### Requirement
Any pictures in the records below must be left out when you repeat the lines from the line containing "Emit a web page" through the line containing "const tickLabels = [100,150,200,250,300,350,400,450];" exactly.

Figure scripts
^^^^

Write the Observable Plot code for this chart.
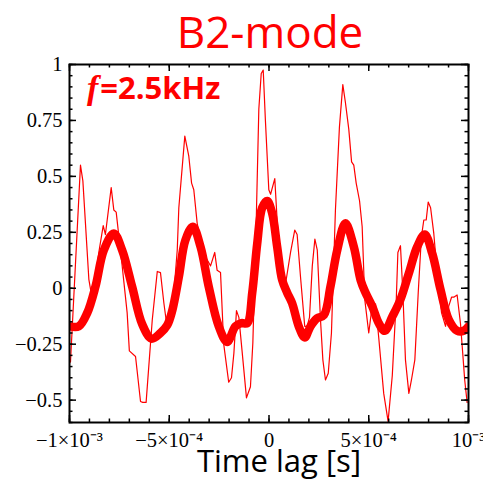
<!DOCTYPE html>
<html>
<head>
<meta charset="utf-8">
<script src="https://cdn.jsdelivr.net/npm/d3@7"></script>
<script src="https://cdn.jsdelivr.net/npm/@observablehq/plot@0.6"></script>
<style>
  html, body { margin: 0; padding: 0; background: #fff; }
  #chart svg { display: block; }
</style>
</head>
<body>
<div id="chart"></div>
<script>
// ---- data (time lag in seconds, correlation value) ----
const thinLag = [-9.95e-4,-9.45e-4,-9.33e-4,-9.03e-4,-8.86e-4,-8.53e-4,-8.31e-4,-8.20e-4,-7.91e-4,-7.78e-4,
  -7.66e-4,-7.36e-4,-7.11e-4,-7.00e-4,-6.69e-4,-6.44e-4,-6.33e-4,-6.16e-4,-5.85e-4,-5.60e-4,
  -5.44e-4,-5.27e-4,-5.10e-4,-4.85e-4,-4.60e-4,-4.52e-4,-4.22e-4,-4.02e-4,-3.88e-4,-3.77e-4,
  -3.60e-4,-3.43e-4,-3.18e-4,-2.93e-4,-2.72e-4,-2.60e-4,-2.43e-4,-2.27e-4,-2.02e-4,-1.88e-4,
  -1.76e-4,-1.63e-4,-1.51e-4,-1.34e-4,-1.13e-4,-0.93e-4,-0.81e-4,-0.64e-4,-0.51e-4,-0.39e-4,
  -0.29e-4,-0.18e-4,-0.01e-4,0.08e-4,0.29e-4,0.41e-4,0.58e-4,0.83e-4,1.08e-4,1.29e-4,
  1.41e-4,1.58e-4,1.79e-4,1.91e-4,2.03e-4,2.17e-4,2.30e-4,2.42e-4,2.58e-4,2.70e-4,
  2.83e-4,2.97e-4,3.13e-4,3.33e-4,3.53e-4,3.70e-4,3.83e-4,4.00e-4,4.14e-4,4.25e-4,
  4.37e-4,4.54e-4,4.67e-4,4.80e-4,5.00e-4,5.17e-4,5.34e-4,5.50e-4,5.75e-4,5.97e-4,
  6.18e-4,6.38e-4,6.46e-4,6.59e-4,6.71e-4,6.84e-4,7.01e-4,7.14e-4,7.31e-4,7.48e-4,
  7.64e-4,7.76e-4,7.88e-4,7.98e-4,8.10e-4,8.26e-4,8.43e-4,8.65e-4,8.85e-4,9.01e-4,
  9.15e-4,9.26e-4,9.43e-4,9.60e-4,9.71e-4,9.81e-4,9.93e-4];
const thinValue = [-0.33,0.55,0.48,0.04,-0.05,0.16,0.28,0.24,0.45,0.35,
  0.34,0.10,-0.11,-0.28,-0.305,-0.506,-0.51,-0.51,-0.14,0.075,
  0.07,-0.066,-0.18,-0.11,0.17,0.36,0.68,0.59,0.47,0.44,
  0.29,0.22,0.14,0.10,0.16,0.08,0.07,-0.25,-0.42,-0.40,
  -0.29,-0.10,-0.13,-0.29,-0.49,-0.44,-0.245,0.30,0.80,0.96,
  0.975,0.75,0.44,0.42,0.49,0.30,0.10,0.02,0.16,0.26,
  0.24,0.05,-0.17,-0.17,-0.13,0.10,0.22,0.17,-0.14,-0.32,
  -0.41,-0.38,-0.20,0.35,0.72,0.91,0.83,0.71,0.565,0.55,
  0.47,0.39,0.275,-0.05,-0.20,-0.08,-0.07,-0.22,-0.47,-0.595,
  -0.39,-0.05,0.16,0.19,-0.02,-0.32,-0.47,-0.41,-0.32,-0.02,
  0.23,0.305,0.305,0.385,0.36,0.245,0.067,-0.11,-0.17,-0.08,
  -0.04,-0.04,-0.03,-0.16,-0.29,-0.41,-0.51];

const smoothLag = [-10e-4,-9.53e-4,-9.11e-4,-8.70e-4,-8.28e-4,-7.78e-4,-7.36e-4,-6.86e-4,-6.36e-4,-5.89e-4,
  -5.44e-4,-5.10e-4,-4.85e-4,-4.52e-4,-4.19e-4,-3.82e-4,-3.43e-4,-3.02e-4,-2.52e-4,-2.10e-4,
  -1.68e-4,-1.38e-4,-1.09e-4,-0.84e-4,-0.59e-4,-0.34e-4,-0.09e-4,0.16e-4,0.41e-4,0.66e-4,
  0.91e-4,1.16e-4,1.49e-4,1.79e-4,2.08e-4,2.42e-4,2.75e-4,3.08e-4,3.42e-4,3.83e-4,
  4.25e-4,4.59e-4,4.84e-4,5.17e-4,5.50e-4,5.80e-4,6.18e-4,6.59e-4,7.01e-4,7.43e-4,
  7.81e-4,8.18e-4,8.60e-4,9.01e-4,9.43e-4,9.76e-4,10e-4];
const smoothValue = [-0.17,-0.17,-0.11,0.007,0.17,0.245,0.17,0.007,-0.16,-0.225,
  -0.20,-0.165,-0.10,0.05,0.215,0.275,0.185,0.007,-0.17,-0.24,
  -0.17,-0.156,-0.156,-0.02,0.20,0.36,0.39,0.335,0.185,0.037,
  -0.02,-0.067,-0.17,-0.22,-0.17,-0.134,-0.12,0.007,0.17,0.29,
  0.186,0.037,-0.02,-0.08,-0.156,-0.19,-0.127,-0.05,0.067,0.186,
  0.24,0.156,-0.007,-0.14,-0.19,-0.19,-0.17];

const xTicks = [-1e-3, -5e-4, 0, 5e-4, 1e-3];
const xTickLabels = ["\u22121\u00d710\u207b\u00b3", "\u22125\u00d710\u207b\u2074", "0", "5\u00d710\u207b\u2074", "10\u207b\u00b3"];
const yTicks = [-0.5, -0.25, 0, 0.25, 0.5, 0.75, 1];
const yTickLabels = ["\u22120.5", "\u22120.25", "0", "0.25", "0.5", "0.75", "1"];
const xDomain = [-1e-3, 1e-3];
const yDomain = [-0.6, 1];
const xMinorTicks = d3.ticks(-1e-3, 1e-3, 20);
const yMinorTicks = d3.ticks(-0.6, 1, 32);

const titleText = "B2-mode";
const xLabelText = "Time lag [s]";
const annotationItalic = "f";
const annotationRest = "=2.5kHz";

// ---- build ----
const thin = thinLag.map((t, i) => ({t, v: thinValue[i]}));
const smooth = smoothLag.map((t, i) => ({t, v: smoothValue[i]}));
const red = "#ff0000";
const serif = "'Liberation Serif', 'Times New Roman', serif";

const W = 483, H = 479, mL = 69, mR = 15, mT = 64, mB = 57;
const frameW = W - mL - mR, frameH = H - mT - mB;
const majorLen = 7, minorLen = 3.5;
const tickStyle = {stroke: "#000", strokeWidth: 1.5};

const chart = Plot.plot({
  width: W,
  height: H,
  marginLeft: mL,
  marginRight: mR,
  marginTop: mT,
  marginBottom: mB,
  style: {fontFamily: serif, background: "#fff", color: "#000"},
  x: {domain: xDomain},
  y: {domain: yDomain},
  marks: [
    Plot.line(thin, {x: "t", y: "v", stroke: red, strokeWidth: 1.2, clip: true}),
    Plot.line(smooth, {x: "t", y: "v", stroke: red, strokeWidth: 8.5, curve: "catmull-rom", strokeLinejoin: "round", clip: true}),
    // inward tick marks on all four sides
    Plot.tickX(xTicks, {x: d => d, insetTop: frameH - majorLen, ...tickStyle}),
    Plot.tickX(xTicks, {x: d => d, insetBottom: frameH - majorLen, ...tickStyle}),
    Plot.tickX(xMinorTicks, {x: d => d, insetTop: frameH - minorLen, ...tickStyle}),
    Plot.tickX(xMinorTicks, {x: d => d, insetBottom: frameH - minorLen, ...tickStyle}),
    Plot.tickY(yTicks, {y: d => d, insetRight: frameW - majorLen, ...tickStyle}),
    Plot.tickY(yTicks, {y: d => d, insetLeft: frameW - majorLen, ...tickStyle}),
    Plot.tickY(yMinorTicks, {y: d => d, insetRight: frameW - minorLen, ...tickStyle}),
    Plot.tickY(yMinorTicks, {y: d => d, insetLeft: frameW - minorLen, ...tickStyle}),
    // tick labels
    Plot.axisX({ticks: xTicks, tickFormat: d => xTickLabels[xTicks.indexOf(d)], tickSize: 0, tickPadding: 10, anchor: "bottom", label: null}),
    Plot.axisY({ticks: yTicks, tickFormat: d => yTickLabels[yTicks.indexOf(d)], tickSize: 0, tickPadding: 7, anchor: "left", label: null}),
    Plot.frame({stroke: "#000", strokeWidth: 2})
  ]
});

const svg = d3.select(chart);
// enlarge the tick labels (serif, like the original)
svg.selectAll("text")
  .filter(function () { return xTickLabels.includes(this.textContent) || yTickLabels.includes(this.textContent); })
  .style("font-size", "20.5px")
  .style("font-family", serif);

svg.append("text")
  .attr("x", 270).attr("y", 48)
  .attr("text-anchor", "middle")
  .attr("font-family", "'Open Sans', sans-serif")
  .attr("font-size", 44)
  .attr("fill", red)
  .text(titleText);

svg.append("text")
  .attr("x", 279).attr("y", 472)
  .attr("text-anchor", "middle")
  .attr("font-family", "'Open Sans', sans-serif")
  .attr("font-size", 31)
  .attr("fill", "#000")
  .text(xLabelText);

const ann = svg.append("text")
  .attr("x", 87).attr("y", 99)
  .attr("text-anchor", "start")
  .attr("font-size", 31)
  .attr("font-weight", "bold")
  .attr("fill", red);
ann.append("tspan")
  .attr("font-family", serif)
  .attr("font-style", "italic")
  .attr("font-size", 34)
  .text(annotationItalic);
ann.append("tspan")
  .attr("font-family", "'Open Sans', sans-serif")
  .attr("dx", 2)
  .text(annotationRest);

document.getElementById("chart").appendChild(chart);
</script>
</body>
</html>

^^^^

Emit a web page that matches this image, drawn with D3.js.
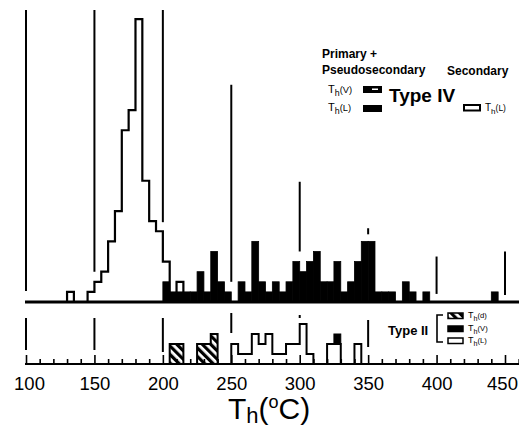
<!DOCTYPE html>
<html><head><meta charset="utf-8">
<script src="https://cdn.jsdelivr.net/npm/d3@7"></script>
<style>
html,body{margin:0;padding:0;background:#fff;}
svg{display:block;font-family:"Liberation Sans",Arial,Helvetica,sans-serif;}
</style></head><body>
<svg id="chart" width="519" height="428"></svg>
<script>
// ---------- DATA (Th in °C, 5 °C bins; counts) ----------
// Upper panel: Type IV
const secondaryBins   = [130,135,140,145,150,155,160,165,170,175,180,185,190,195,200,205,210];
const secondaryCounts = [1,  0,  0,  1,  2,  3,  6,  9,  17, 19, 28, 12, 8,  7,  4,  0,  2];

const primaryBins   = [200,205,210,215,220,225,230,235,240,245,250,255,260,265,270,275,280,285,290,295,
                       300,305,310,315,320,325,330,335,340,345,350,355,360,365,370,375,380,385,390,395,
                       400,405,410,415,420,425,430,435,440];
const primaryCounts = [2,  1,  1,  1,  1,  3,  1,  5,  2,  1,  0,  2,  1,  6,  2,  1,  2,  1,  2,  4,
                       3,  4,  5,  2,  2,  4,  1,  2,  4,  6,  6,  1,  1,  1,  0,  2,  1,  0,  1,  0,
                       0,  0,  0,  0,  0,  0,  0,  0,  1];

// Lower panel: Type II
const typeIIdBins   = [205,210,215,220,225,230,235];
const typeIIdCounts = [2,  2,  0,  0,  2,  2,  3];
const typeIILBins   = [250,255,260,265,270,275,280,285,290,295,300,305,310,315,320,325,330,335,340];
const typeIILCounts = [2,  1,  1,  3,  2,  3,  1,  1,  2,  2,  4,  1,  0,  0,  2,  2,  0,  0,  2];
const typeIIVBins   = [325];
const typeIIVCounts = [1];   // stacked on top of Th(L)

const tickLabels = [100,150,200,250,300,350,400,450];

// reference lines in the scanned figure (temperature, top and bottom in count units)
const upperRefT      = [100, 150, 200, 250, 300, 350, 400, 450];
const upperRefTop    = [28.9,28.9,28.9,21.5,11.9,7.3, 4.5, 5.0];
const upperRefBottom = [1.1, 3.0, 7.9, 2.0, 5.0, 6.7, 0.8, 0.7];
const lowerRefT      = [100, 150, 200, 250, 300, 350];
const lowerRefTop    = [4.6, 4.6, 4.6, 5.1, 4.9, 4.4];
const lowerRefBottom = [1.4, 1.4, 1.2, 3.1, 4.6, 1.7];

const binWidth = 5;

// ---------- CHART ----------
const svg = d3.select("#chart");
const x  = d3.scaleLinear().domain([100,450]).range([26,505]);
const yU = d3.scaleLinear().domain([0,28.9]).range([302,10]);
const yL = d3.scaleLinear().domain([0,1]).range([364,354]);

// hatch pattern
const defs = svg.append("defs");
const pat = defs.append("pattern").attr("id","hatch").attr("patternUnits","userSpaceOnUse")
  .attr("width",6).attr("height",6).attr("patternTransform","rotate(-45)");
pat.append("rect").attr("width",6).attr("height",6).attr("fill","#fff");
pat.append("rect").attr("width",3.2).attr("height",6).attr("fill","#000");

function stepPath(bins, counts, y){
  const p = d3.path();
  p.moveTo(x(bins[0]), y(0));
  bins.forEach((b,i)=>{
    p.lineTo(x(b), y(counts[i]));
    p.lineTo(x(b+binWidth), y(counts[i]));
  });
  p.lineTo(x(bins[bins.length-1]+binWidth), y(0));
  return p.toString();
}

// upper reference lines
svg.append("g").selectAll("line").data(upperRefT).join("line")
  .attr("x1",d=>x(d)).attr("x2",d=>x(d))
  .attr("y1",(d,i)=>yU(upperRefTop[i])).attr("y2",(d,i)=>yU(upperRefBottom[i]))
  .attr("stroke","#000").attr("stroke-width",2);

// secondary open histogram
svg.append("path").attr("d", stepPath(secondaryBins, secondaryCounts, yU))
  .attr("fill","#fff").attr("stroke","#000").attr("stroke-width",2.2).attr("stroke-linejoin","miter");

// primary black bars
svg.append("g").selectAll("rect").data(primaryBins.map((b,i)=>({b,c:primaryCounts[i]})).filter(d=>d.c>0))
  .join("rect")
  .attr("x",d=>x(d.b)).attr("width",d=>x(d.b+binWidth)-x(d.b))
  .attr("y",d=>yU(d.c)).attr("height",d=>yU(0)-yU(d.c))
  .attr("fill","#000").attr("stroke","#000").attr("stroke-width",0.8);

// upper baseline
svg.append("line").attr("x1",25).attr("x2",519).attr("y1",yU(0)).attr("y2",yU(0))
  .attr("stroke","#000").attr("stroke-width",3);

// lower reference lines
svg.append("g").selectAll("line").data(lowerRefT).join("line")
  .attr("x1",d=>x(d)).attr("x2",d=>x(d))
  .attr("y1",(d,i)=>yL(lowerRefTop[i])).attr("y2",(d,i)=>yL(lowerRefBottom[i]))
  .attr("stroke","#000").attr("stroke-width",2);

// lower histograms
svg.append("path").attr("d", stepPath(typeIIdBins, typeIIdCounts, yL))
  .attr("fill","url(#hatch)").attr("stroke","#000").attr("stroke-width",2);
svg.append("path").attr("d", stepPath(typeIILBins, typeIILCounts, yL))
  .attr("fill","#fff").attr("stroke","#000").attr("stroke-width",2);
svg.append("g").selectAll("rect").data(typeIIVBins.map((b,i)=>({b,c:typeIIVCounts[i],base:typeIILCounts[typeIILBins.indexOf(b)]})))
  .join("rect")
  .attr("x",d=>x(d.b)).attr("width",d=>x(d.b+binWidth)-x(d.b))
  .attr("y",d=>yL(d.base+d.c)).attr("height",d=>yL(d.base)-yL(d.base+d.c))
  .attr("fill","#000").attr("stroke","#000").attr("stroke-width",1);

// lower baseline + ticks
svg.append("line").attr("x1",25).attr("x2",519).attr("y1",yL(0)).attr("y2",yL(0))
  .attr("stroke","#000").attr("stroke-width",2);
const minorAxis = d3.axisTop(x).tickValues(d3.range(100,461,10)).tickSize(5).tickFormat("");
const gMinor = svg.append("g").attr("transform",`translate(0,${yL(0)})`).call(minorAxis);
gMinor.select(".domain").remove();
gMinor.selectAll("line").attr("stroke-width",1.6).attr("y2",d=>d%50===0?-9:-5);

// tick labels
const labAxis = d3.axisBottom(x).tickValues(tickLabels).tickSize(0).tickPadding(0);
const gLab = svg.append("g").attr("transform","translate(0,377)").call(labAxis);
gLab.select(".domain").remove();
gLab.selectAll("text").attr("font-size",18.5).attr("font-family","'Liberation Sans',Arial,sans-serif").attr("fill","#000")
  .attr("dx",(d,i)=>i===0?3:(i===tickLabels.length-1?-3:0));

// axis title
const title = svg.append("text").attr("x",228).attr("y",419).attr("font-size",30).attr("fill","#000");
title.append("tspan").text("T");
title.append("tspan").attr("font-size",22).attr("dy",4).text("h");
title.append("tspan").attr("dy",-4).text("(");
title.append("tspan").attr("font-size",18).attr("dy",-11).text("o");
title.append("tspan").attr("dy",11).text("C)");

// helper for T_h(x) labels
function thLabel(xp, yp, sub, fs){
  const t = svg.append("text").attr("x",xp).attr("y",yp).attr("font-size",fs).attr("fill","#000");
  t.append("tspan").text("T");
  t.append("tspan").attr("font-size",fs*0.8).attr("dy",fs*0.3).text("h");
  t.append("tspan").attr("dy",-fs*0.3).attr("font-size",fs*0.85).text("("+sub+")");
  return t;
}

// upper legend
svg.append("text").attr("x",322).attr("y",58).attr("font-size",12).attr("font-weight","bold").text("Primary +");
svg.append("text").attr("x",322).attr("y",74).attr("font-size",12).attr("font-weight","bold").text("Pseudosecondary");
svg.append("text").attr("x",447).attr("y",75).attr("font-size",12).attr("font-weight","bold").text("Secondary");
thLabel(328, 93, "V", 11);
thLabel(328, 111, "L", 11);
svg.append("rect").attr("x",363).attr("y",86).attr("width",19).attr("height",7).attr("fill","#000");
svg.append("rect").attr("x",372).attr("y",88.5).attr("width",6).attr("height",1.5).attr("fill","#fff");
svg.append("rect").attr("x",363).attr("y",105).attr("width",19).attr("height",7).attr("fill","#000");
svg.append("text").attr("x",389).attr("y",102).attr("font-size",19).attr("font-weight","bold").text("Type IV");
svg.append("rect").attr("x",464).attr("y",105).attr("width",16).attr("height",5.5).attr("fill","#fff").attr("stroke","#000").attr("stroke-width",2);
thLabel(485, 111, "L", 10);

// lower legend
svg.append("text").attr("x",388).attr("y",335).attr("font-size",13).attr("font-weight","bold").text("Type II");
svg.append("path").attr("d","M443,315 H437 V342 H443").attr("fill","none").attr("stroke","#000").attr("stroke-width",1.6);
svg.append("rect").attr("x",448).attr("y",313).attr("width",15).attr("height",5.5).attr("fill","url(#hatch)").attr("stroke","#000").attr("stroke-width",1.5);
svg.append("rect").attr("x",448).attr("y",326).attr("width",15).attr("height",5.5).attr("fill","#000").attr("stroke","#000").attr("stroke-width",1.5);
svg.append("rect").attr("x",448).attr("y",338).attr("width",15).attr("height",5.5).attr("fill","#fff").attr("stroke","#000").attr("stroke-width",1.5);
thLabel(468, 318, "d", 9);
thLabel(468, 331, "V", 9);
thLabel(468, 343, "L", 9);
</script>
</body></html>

^^^^

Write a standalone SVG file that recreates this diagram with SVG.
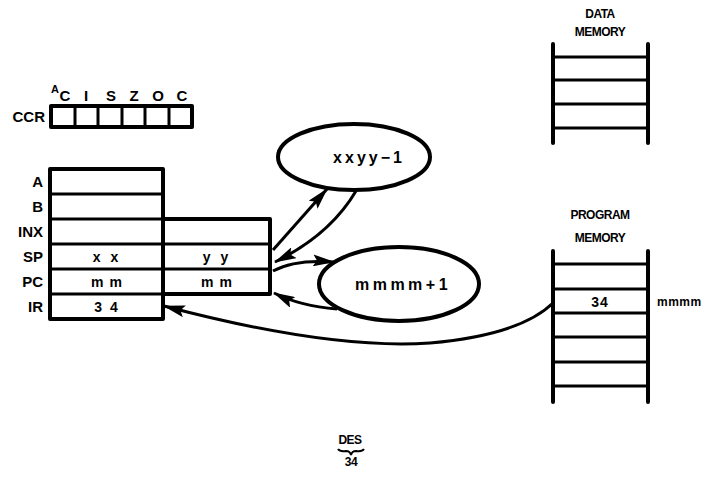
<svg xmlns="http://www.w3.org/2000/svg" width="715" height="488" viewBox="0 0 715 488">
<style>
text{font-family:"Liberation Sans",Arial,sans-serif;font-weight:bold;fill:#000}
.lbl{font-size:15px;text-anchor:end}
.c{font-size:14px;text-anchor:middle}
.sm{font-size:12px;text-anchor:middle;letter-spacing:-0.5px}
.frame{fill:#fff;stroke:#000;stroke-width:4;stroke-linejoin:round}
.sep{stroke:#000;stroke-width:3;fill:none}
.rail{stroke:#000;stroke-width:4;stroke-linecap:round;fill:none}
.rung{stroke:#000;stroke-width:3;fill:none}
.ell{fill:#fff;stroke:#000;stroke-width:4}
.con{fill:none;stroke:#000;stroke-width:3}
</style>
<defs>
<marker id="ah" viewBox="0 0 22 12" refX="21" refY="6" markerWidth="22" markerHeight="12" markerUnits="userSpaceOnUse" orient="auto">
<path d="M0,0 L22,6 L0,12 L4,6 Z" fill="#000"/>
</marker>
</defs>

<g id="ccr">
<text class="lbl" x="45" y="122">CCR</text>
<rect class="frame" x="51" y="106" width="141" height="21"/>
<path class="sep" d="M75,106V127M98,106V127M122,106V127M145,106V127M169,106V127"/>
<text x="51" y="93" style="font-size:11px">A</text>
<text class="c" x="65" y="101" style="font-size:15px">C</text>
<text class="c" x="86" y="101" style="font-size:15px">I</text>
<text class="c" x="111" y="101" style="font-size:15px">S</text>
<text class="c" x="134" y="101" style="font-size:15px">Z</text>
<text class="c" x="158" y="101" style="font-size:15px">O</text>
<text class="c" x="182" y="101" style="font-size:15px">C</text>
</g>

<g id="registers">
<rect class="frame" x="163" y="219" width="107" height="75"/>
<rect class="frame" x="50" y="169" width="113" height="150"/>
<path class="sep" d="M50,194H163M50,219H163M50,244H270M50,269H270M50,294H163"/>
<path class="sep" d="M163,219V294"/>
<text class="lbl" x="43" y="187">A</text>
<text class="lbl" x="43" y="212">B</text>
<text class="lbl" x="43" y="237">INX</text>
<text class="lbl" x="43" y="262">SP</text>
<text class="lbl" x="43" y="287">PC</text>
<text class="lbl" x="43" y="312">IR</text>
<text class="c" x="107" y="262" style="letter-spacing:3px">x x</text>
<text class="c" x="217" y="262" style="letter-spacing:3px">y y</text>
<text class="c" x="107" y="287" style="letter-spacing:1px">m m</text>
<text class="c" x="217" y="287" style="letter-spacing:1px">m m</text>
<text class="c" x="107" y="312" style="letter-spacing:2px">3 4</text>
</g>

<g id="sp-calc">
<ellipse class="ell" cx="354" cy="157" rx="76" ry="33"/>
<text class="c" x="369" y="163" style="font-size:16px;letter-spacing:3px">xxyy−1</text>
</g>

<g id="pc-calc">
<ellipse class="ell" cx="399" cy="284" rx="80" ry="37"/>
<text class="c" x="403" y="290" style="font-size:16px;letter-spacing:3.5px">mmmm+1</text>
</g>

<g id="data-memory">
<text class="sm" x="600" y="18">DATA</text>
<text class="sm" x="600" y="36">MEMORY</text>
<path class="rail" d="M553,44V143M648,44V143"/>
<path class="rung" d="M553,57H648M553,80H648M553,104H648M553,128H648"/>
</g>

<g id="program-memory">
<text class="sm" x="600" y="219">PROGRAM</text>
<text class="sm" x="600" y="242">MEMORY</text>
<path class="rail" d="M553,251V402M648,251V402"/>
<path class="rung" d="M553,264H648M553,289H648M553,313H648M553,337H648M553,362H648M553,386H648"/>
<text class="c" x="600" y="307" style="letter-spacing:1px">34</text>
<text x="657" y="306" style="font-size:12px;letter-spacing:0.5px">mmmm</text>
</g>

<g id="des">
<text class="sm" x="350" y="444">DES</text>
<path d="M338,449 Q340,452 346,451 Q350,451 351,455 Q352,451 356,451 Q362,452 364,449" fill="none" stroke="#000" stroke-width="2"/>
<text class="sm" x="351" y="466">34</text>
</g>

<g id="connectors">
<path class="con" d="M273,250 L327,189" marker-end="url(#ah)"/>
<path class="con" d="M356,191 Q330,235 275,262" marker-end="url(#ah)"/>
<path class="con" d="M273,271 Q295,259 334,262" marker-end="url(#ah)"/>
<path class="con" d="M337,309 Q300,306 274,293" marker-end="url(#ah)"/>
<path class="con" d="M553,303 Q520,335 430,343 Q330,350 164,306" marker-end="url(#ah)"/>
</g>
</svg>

^^^^

### Expected answer
Emit a web page that matches this image, drawn with D3.js.
<!DOCTYPE html>
<html><head><meta charset="utf-8">
<script src="https://cdn.jsdelivr.net/npm/d3@7"></script>
<style>
html,body{margin:0;padding:0;background:#fff;}
svg{display:block;font-family:"Liberation Sans",Arial,Helvetica,sans-serif;}
</style></head><body>
<svg id="chart" width="519" height="428"></svg>
<script>
// ---------- DATA (Th in °C, 5 °C bins; counts) ----------
// Upper panel: Type IV
const secondaryBins   = [130,135,140,145,150,155,160,165,170,175,180,185,190,195,200,205,210];
const secondaryCounts = [1,  0,  0,  1,  2,  3,  6,  9,  17, 19, 28, 12, 8,  7,  4,  0,  2];

const primaryBins   = [200,205,210,215,220,225,230,235,240,245,250,255,260,265,270,275,280,285,290,295,
                       300,305,310,315,320,325,330,335,340,345,350,355,360,365,370,375,380,385,390,395,
                       400,405,410,415,420,425,430,435,440];
const primaryCounts = [2,  1,  1,  1,  1,  3,  1,  5,  2,  1,  0,  2,  1,  6,  2,  1,  2,  1,  2,  4,
                       3,  4,  5,  2,  2,  4,  1,  2,  4,  6,  6,  1,  1,  1,  0,  2,  1,  0,  1,  0,
                       0,  0,  0,  0,  0,  0,  0,  0,  1];

// Lower panel: Type II
const typeIIdBins   = [205,210,215,220,225,230,235];
const typeIIdCounts = [2,  2,  0,  0,  2,  2,  3];
const typeIILBins   = [250,255,260,265,270,275,280,285,290,295,300,305,310,315,320,325,330,335,340];
const typeIILCounts = [2,  1,  1,  3,  2,  3,  1,  1,  2,  2,  4,  1,  0,  0,  2,  2,  0,  0,  2];
const typeIIVBins   = [325];
const typeIIVCounts = [1];   // stacked on top of Th(L)

const tickLabels = [100,150,200,250,300,350,400,450];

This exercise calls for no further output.